Whether you work remotely or on-site, meetings can be a drag, be it in-person, video, or conference calls. Meetings cost individuals time and companies money. Even in the comfort of your own home, conference calls can be frustrating. Getting the most out of meetings requires an energetic facilitator that empowers rather than exhausts the participants.

The meeting leader needs to be engaging and mindful of the time to discuss pertinent business matters. With many video calls, the host and attendees need to be aware of and possess etiquette. Common disruptions include dogs barking, doorbells ringing, children in the background, and improper attire. Every great meeting begins with proper planning and preparation to be impactful and purposeful. You can set your expectations by informing members to be in a quiet setting.

Gary B. Wilson, an organizational development expert, gives practical tips in A Trainers Guide to Better Meetings. Four components of a successful meeting include Information, Procedure, Interaction, and Evaluation. In today’s age, attention spans run short, so having a 15–20-minute call can be just as productive as devoting an hour to business matters. Opening up video calls earlier will help participants ensure they have no technological issues. If they do, they have time to notify you and troubleshoot any problems.

Here are some tips to streamline all types of meetings:

  • Lay Out The Agenda: 

Create an outline of the meeting’s topics and distribute it to all group members before the meeting. You can send out helpful information to all attendees, including the date, time, location, access codes, and list of talking points. A simple email invitation allows attendees to add it to their calendar and plan for it. Practicing this procedure will set the group dynamic in motion, and they will know what to expect.

  • Stay on Point:

The meeting’s facilitator should adhere to the list of topics planned and follow the order. If the group gets off track, the leader can get them to refocus by shifting the discussion. Commanding the meeting will define boundaries but also communicate the host’s mindfulness of everyone’s time.

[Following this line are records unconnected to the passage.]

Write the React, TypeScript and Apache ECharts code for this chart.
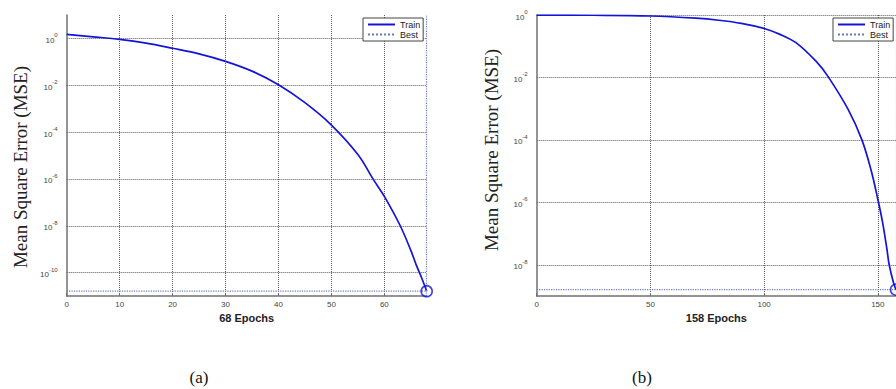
import React, { useEffect, useRef } from 'react';
import * as echarts from 'echarts';

// Panel (a): 68 epochs
const epochsA = [0, 5, 10, 15, 20, 25, 30, 35, 40, 45, 50, 55, 58, 60, 63, 65, 66, 67, 68];
const mseA = [1.48, 1.17, 0.91, 0.63, 0.38, 0.22, 0.105, 0.04, 0.0105, 1.8e-3, 2.0e-4, 1.1e-5, 8.9e-7, 1.8e-7, 1.0e-8, 8.9e-10, 2.2e-10, 6.3e-11, 1.6e-11];
const bestEpochA = 68;
const bestMseA = 1.6e-11;

// Panel (b): 158 epochs
const epochsB = [0, 25, 50, 70, 80, 90, 100, 107, 114, 123, 128, 137, 143, 147, 150, 152, 154, 155, 157, 158];
const mseB = [0.99, 0.98, 0.93, 0.79, 0.68, 0.54, 0.37, 0.24, 0.13, 0.032, 0.011, 9.3e-4, 1.0e-4, 1.1e-5, 1.26e-6, 2.5e-7, 3.2e-8, 1.0e-8, 2.5e-9, 1.6e-9];
const bestEpochB = 158;
const bestMseB = 1.6e-9;

const xTitles = ['68 Epochs', '158 Epochs'];
const yTitle = 'Mean Square Error (MSE)';
const panelLabels = ['(a)', '(b)'];
const legendNames = ['Train', 'Best'];

const TRAIN = '#1414d8';
const BEST = '#6a78c8';
const GRID = '#5a5a5a';
const AXIS = '#707070';
const SANS = 'Liberation Sans';
const SERIF = '"Liberation Serif"';

const tickFormatter = (v: number) => {
  if (Math.round(v) !== v || Math.abs(v % 2) !== 0) return '';
  return `{b|10}{e|${v}}`;
};
const tickRich = {
  b: { fontSize: 8, color: '#444', fontFamily: SANS, lineHeight: 12, verticalAlign: 'bottom' },
  e: { fontSize: 6, color: '#444', fontFamily: SANS, lineHeight: 12, verticalAlign: 'top' },
};

function xAxisCfg(gridIndex: number, max: number, interval: number, name: string) {
  return {
    gridIndex,
    type: 'value',
    min: 0,
    max,
    interval,
    name,
    nameLocation: 'middle',
    nameGap: 12,
    nameTextStyle: { fontWeight: 'bold', fontSize: 11, color: '#222', fontFamily: SANS, verticalAlign: 'top' },
    axisLine: { show: true, onZero: false, lineStyle: { color: AXIS, width: 1.5 } },
    axisTick: { show: true, inside: true, length: 3, lineStyle: { color: AXIS } },
    axisLabel: { fontSize: 8, color: '#444', margin: 4, fontFamily: SANS, showMaxLabel: false },
    splitLine: { show: true, showMinLine: false, showMaxLine: false, lineStyle: { type: 'dotted', color: GRID, width: 1 } },
  };
}

function logAxisCfg(gridIndex: number, min: number, max: number) {
  return {
    gridIndex,
    type: 'log',
    position: 'left',
    min,
    max,
    axisLine: { show: true, onZero: false, lineStyle: { color: AXIS, width: 1.5 } },
    axisTick: { show: false },
    axisLabel: { show: false },
    splitLine: { show: false },
  };
}

function expAxisCfg(gridIndex: number, min: number, max: number, splitNumber: number, showMaxLine: boolean) {
  return {
    gridIndex,
    type: 'value',
    position: 'left',
    min,
    max,
    splitNumber,
    axisLine: { show: false, onZero: false },
    axisTick: { show: false },
    axisLabel: { formatter: tickFormatter, rich: tickRich, margin: 9, showMinLabel: false },
    splitLine: { show: true, showMinLine: false, showMaxLine, lineStyle: { type: 'dotted', color: GRID, width: 1 } },
  };
}

function seriesFor(idx: number, epochs: number[], mse: number[], bestEpoch: number, bestMse: number) {
  const logAxis = idx * 2;
  return [
    {
      name: 'Train',
      type: 'line',
      xAxisIndex: idx,
      yAxisIndex: logAxis,
      data: epochs.map((e, i) => [e, mse[i]]),
      symbol: 'none',
      smooth: 0.35,
      lineStyle: { color: TRAIN, width: 1.7 },
      itemStyle: { color: TRAIN },
      z: 4,
    },
    {
      name: 'Best',
      type: 'line',
      xAxisIndex: idx,
      yAxisIndex: logAxis,
      data: [[0, bestMse], [bestEpoch, bestMse]],
      symbol: 'none',
      lineStyle: { color: BEST, width: 1.2, type: 'dotted' },
      itemStyle: { color: BEST },
      markLine: {
        symbol: 'none',
        silent: true,
        label: { show: false },
        lineStyle: { color: BEST, type: 'dotted', width: 1.2 },
        data: [{ xAxis: bestEpoch }],
      },
      z: 3,
    },
    {
      name: 'bestPoint' + idx,
      type: 'scatter',
      xAxisIndex: idx,
      yAxisIndex: logAxis,
      data: [[bestEpoch, bestMse]],
      symbol: 'circle',
      symbolSize: 11,
      itemStyle: { color: 'rgba(0,0,0,0)', borderColor: TRAIN, borderWidth: 1.6 },
      z: 5,
    },
  ];
}

function legendCfg(left: number) {
  return {
    left,
    top: 18,
    orient: 'vertical',
    data: legendNames,
    backgroundColor: '#fff',
    borderColor: '#444',
    borderWidth: 1,
    padding: [2, 3, 2, 4],
    itemGap: 1,
    itemWidth: 27,
    itemHeight: 9,
    itemStyle: { opacity: 0 },
    textStyle: { fontSize: 9, color: '#222', fontFamily: SANS },
    selectedMode: false,
  };
}

export default function App() {
  const ref = useRef<HTMLDivElement>(null);
  useEffect(() => {
    if (!ref.current) return;
    const chart = echarts.init(ref.current, undefined, { renderer: 'svg' });
    chart.setOption({
      animation: false,
      backgroundColor: '#fff',
      grid: [
        { left: 66.7, top: 15, width: 360, height: 281 },
        { left: 536.7, top: 15, width: 360.6, height: 281 },
      ],
      xAxis: [xAxisCfg(0, bestEpochA, 10, xTitles[0]), xAxisCfg(1, bestEpochB, 50, xTitles[1])],
      yAxis: [
        logAxisCfg(0, 1e-11, 10),
        expAxisCfg(0, -11, 1, 6, false),
        logAxisCfg(1, 1e-9, 1),
        expAxisCfg(1, -9, 0, 5, true),
      ],
      legend: [legendCfg(363), legendCfg(833)],
      series: [
        ...seriesFor(0, epochsA, mseA, bestEpochA, bestMseA),
        ...seriesFor(1, epochsB, mseB, bestEpochB, bestMseB),
      ],
      graphic: [
        {
          type: 'text', x: 20.7, y: 167, rotation: Math.PI / 2,
          style: { text: yTitle, font: `19px ${SERIF}`, fill: '#222', align: 'center', verticalAlign: 'middle' },
        },
        {
          type: 'text', x: 491.7, y: 150, rotation: Math.PI / 2,
          style: { text: yTitle, font: `19px ${SERIF}`, fill: '#222', align: 'center', verticalAlign: 'middle' },
        },
        {
          type: 'text', x: 199, y: 377,
          style: { text: panelLabels[0], font: `17px ${SERIF}`, fill: '#111', align: 'center', verticalAlign: 'middle' },
        },
        {
          type: 'text', x: 642, y: 377,
          style: { text: panelLabels[1], font: `17px ${SERIF}`, fill: '#111', align: 'center', verticalAlign: 'middle' },
        },
      ],
    });
    return () => chart.dispose();
  }, []);
  return <div ref={ref} style={{ position: 'absolute', left: 0, top: 0, width: 896, height: 389 }} />;
}
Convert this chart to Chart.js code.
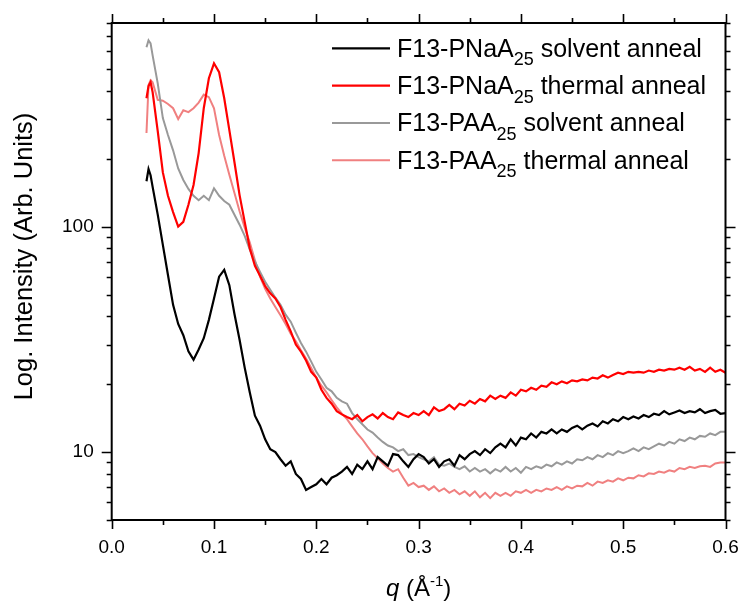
<!DOCTYPE html>
<html>
<head>
<meta charset="utf-8">
<script src="https://cdn.jsdelivr.net/npm/chart.js@4.4.1/dist/chart.umd.min.js"></script>
<style>
  html, body { margin: 0; padding: 0; background: #fff; }
  #wrap { width: 740px; height: 601px; }
</style>
</head>
<body>
<div id="wrap"><canvas id="saxs" width="740" height="601"></canvas></div>
<script>
// scattering vector q (1/Angstrom)
var q = [0.034, 0.036, 0.038, 0.040,
  0.045, 0.050, 0.055, 0.060, 0.065, 0.070, 0.075, 0.080, 0.085, 0.090,
  0.095, 0.100, 0.105, 0.110, 0.115, 0.120, 0.125, 0.130, 0.135, 0.140,
  0.145, 0.150, 0.155, 0.160, 0.165, 0.170, 0.175, 0.180, 0.185, 0.190,
  0.195, 0.200, 0.205, 0.210, 0.215, 0.220, 0.225, 0.230, 0.235, 0.240,
  0.245, 0.250, 0.255, 0.260, 0.265, 0.270, 0.275, 0.280, 0.285, 0.290,
  0.295, 0.300, 0.305, 0.310, 0.315, 0.320, 0.325, 0.330, 0.335, 0.340,
  0.345, 0.350, 0.355, 0.360, 0.365, 0.370, 0.375, 0.380, 0.385, 0.390,
  0.395, 0.400, 0.405, 0.410, 0.415, 0.420, 0.425, 0.430, 0.435, 0.440,
  0.445, 0.450, 0.455, 0.460, 0.465, 0.470, 0.475, 0.480, 0.485, 0.490,
  0.495, 0.500, 0.505, 0.510, 0.515, 0.520, 0.525, 0.530, 0.535, 0.540,
  0.545, 0.550, 0.555, 0.560, 0.565, 0.570, 0.575, 0.580, 0.585, 0.590,
  0.595, 0.600];

var pnaaSolvent = [159, 180, 169, 150,
  113, 83, 61, 45, 37, 33, 28, 25.7, 28.5, 32,
  38.6, 48, 60, 64.3, 55, 41, 31.5, 23.7, 18.4, 14.5,
  13.1, 11.4, 10.3, 10.0, 9.3, 8.7, 9.1, 8.0, 7.6, 6.8,
  7.0, 7.2, 7.6, 7.2, 7.7, 7.9, 8.2, 8.6, 8.0, 8.8,
  8.4, 9.1, 8.4, 9.5, 9.1, 8.7, 9.8, 9.7, 9.1, 8.6,
  9.3, 9.8, 9.5, 8.9, 9.3, 8.6, 9.1, 9.3, 8.7, 9.7,
  9.3, 9.8, 10.1, 9.7, 10.3, 9.9, 10.5, 10.9, 10.5, 11.4,
  10.7, 11.6, 11.4, 12.1, 11.6, 12.3, 12.1, 12.6, 12.1, 12.6,
  12.3, 12.8, 13.1, 12.6, 13.1, 13.4, 13.0, 13.7, 13.4, 14.0,
  13.7, 14.3, 14.0, 14.4, 14.1, 14.6, 14.3, 14.8, 14.6, 15.2,
  14.7, 15.0, 15.3, 14.9, 15.2, 15.0, 15.5, 14.9, 15.2, 15.4,
  14.8, 14.9];

var pnaaThermal = [371, 420, 437, 395,
  265, 174, 137, 116, 100, 105, 125, 153, 212, 335,
  455, 530, 484, 371, 268, 193, 138, 105, 80, 67,
  60.5, 54.5, 50.6, 48, 44, 38.6, 34.3, 30, 27.9, 25.5,
  22.7, 21.4, 18.9, 17.4, 16.4, 15.2, 14.7, 14.3, 14.0, 14.6,
  13.7, 14.3, 14.7, 14.1, 14.9, 14.3, 14.0, 15.0, 14.6, 14.3,
  14.9, 14.6, 15.2, 14.6, 15.8, 15.2, 15.5, 16.2, 15.5, 16.4,
  16.1, 16.9, 16.4, 17.2, 16.8, 17.8, 17.2, 17.8, 17.4, 18.4,
  17.8, 18.9, 18.6, 19.3, 18.9, 19.7, 19.5, 20.4, 20.0, 20.6,
  20.2, 20.8, 20.6, 21.0, 20.8, 21.4, 21.2, 21.9, 21.4, 22.0,
  22.5, 22.2, 22.7, 22.5, 22.7, 22.5, 23.0, 22.7, 23.2, 23.0,
  23.4, 23.2, 23.7, 23.2, 23.9, 23.0, 23.4, 22.7, 23.7, 22.7,
  23.2, 22.5];

var paaSolvent = [624, 670, 650, 575,
  432, 303, 255, 218, 181, 161, 147, 137, 131, 137,
  131, 148, 137, 130, 125, 113, 102, 91, 79, 70,
  63, 57, 52.5, 48.4, 45, 40.7, 37.9, 33.9, 30.5, 27.9,
  25.2, 22.7, 21.0, 19.3, 18.6, 17.4, 16.8, 16.4, 14.9, 14.0,
  13.3, 12.6, 12.2, 11.6, 11.1, 10.7, 10.5, 10.1, 10.3, 9.7,
  9.8, 9.5, 9.3, 9.1, 9.5, 8.8, 8.7, 8.9, 8.6, 8.4,
  8.65, 8.2, 8.5, 8.2, 8.4, 8.05, 8.4, 8.2, 8.6, 8.2,
  8.5, 8.1, 8.6, 8.4, 8.65, 8.5, 8.8, 8.65, 9.0, 8.8,
  9.1, 8.9, 9.3, 9.2, 9.5, 9.3, 9.7, 9.5, 9.9, 9.7,
  10.1, 9.9, 10.1, 10.4, 10.1, 10.5, 10.3, 10.6, 10.9, 10.7,
  11.1, 10.9, 11.4, 11.2, 11.6, 11.4, 11.8, 11.7, 12.1, 11.9,
  12.3, 12.3];

var paaThermal = [260, 425, 446, 437,
  365, 362, 350, 335, 300, 328, 322, 335, 355, 385,
  375, 335, 255, 206, 170, 141, 117, 99, 85, 71,
  60, 53, 48, 44, 40.5, 37, 33.5, 31, 28.3, 26,
  23.6, 21.4, 19.7, 18.4, 17.0, 15.8, 14.8, 14.0, 13.0, 12.1,
  11.4, 10.6, 9.9, 9.4, 8.9, 8.5, 8.2, 8.4, 7.7, 7.1,
  7.3, 7.0, 7.1, 6.8, 7.05, 6.7, 6.9, 6.6, 6.8, 6.5,
  6.7, 6.4, 6.7, 6.3, 6.6, 6.25, 6.6, 6.4, 6.6, 6.4,
  6.7, 6.6, 6.8, 6.6, 6.8, 6.7, 6.9, 6.8, 7.0, 6.8,
  7.05, 6.9, 7.1, 7.05, 7.3, 7.1, 7.4, 7.3, 7.5, 7.4,
  7.65, 7.5, 7.7, 7.65, 7.9, 7.8, 8.05, 8.0, 8.2, 8.1,
  8.3, 8.2, 8.5, 8.4, 8.6, 8.5, 8.65, 8.7, 8.6, 8.9,
  9.0, 9.0];

var seriesName = ['F13-PNaA', 'F13-PNaA', 'F13-PAA', 'F13-PAA'];
var seriesSub = ['25', '25', '25', '25'];
var seriesTail = [' solvent anneal', ' thermal anneal', ' solvent anneal', ' thermal anneal'];
var seriesColor = ['#000000', '#ff0000', '#999999', '#f08080'];
var seriesWidth = [2.2, 2.2, 2, 2];

var xTicks = [0, 0.05, 0.1, 0.15, 0.2, 0.25, 0.3, 0.35, 0.4, 0.45, 0.5, 0.55, 0.6];
var xMajor = [0, 0.1, 0.2, 0.3, 0.4, 0.5, 0.6];
var yTicks = [5, 6, 7, 8, 9, 10, 20, 30, 40, 50, 60, 70, 80, 90, 100, 200, 300, 400, 500, 600, 700, 800];
var yMajor = [10, 100];
var yTitle = 'Log. Intensity (Arb. Units)';

var FONT = '"Liberation Sans", Arial, sans-serif';

function pts(arr) {
  return q.map(function (v, i) { return { x: v, y: arr[i] }; });
}

function isMajorX(v) {
  return xMajor.some(function (m) { return Math.abs(m - v) < 1e-6; });
}

// stop chart.js from reserving room for overflowing tick labels
function noPad(s) {
  s.paddingTop = 0; s.paddingBottom = 0; s.paddingLeft = 0; s.paddingRight = 0;
}

var frameAndLegend = {
  id: 'frameAndLegend',
  afterDraw: function (chart) {
    var ctx = chart.ctx;
    var a = chart.chartArea;
    var xs = chart.scales.x, ys = chart.scales.y;
    ctx.save();
    ctx.strokeStyle = '#000';
    ctx.lineWidth = 2;
    ctx.strokeRect(a.left, a.top, a.right - a.left, a.bottom - a.top);

    ctx.lineWidth = 1.6;
    ctx.beginPath();
    xTicks.forEach(function (v) {
      var px = Math.round(xs.getPixelForValue(v)) + 0.5;
      var len = isMajorX(v) ? 9 : 5;
      ctx.moveTo(px, a.bottom); ctx.lineTo(px, a.bottom + len);
      ctx.moveTo(px, a.top); ctx.lineTo(px, a.top - len);
    });
    yTicks.forEach(function (v) {
      var py = Math.round(ys.getPixelForValue(v)) + 0.5;
      var len = yMajor.indexOf(v) >= 0 ? 10 : 5;
      ctx.moveTo(a.left, py); ctx.lineTo(a.left - len, py);
      ctx.moveTo(a.right, py); ctx.lineTo(a.right + len, py);
    });
    ctx.stroke();

    // legend
    ctx.fillStyle = '#000';
    ctx.textBaseline = 'alphabetic';
    for (var i = 0; i < seriesName.length; i++) {
      var ly = 48.3 + i * 37.3;
      ctx.strokeStyle = seriesColor[i];
      ctx.lineWidth = seriesWidth[i];
      ctx.beginPath();
      ctx.moveTo(332, ly); ctx.lineTo(390, ly);
      ctx.stroke();
      var tx = 397;
      ctx.font = '25px ' + FONT;
      ctx.fillText(seriesName[i], tx, ly + 8.5);
      tx += ctx.measureText(seriesName[i]).width;
      ctx.font = '18px ' + FONT;
      ctx.fillText(seriesSub[i], tx, ly + 17);
      tx += ctx.measureText(seriesSub[i]).width;
      ctx.font = '25px ' + FONT;
      ctx.fillText(seriesTail[i], tx, ly + 8.5);
    }

    // x axis title: q (Å^-1)
    var parts = [
      { t: 'q', f: 'italic 24px ' + FONT, dy: 0 },
      { t: ' (Å', f: '24px ' + FONT, dy: 0 },
      { t: '-1', f: '15px ' + FONT, dy: -10 },
      { t: ')', f: '24px ' + FONT, dy: 0 }
    ];
    var total = 0;
    parts.forEach(function (p) { ctx.font = p.f; p.w = ctx.measureText(p.t).width; total += p.w; });
    var cx = (a.left + a.right) / 2 - total / 2;
    parts.forEach(function (p) {
      ctx.font = p.f;
      ctx.fillText(p.t, cx, 596 + p.dy);
      cx += p.w;
    });

    // y axis title, rotated
    ctx.translate(31.5, 256.5);
    ctx.rotate(-Math.PI / 2);
    ctx.font = '25.5px ' + FONT;
    ctx.textAlign = 'center';
    ctx.fillText(yTitle, 0, 0);
    ctx.restore();
  }
};

var datasets = [pnaaSolvent, pnaaThermal, paaSolvent, paaThermal].map(function (arr, i) {
  return {
    label: seriesName[i] + seriesSub[i] + seriesTail[i],
    data: pts(arr),
    borderColor: seriesColor[i],
    borderWidth: seriesWidth[i],
    pointRadius: 0,
    fill: false,
    tension: 0
  };
});

new Chart(document.getElementById('saxs'), {
  type: 'line',
  data: { datasets: datasets },
  options: {
    responsive: false,
    animation: false,
    devicePixelRatio: 1,
    layout: { padding: { top: 23, right: 14.5, left: 0, bottom: 0 } },
    plugins: { legend: { display: false }, tooltip: { enabled: false } },
    scales: {
      x: {
        type: 'linear',
        min: 0, max: 0.6,
        grid: { display: false, drawTicks: false },
        border: { display: false },
        ticks: {
          stepSize: 0.05,
          autoSkip: false,
          maxRotation: 0,
          padding: 16,
          color: '#000',
          font: { family: FONT, size: 19 },
          callback: function (v) { return isMajorX(v) ? v.toFixed(1) : ''; }
        },
        afterFit: function (s) { s.height = 81; noPad(s); }
      },
      y: {
        type: 'logarithmic',
        min: 5, max: 800,
        grid: { display: false, drawTicks: false },
        border: { display: false },
        ticks: {
          autoSkip: false,
          padding: 18,
          color: '#000',
          font: { family: FONT, size: 19 },
          callback: function (v) { return yMajor.indexOf(v) >= 0 ? String(v) : ''; }
        },
        afterFit: function (s) { s.width = 111.7; noPad(s); }
      }
    }
  },
  plugins: [frameAndLegend]
});
</script>
</body>
</html>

The object of meetings is to exchange information or ideas that are based on the company’s goals. Deviating from the noted talking points may create frustration, boredom, and confusion.

  • Participation: 

For a meeting to be meaningful, it requires participation from all members, not just the facilitator. Engaging all group members and getting them to interact will energize them. Meeting participants do not want to sit and listen to only one person talking. Hearing one voice decreases attention and enthusiasm. By having smaller groups attend meetings, you can keep it short, increase participation, and build cohesiveness.

  • Evaluation:

End the meeting on a positive note and ask each member if they have anything to add or any questions. Calling on each participant at the end clarifies understanding and allows everyone to provide input. Be sure to thank everyone, and you can also gather feedback privately afterward for evaluation. As a facilitator, you want to know what works and what does not to improve any shortcomings.

Meeting facilitators can also get a sense of each group member’s strengths and opportunities. Leaders can reach out privately one-on-one to further explain the goals or offer assistance with any potential struggles. Despite the digital age, humans still crave interaction and meaningful communication. If you oversee a remote workforce, personally checking in on team members will increase productivity and retention. Meetings offer a source of communication, which is fundamental to success.